Now the trees are gone too, leaving an oval of uprooted stumps across cleared ground, the remnant of something that was already being gradually erased.
What remains is a roughly oval earthen enclosure, oriented north to south across about ninety metres and east to west across seventy, set on level grassland. Enclosures of this kind, defined by a raised earthen bank and an external fosse, a shallow ditch dug to provide the material for the bank, appear across Ireland in various forms and periods, from early medieval settlement boundaries to later land divisions. Here the bank survives to a width of around three metres and is most legible between the south-west and west sides of the oval, where the fosse, roughly 1.7 metres wide, is also still visible. Elsewhere the bank has been levelled, though its general line can still be traced from the west around through the north and down to the south-east. The south-east to south-west arc has lost all visible surface trace entirely.
The interior has been cleared, and the ground is covered with the stumps of the trees that once gave the place its distinctive character on the old maps.

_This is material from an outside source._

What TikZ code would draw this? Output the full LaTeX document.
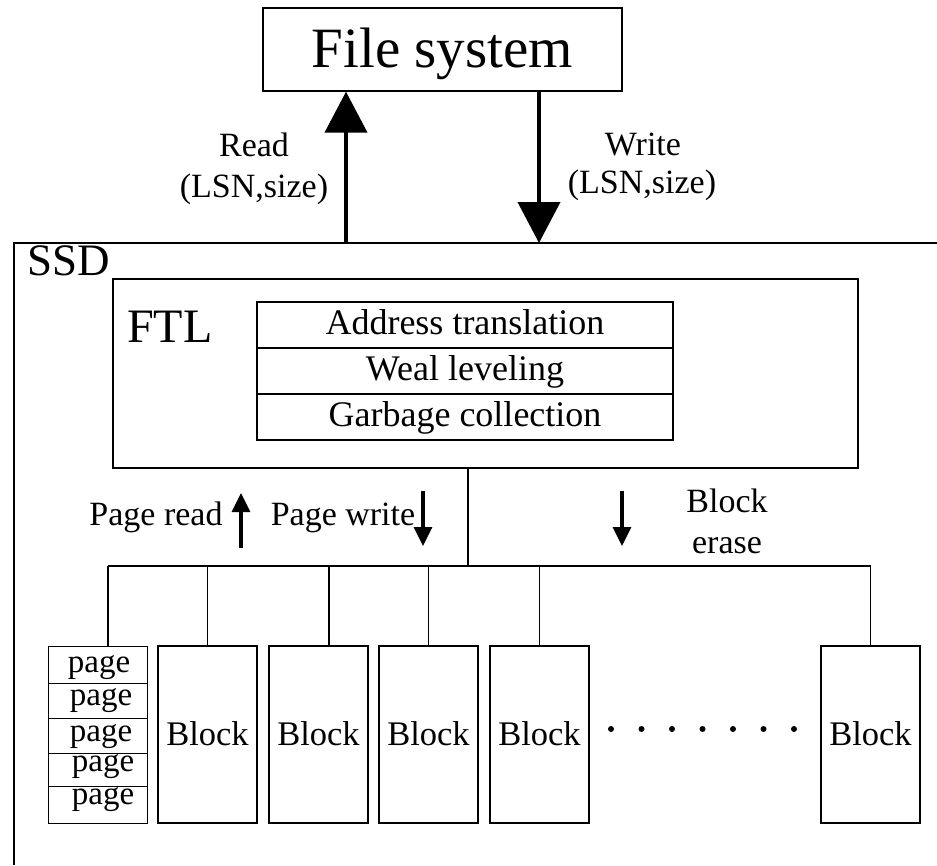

What you are left with is a palimpsest of losses: the function of the enclosure unknown, its original construction date unrecorded, its tree cover recently removed, and its earthworks surviving only in fragments. The south-west corner offers the clearest sense of what the whole once looked like, the bank and fosse together giving enough relief to suggest the scale of the original effort involved in marking out this patch of north Galway ground.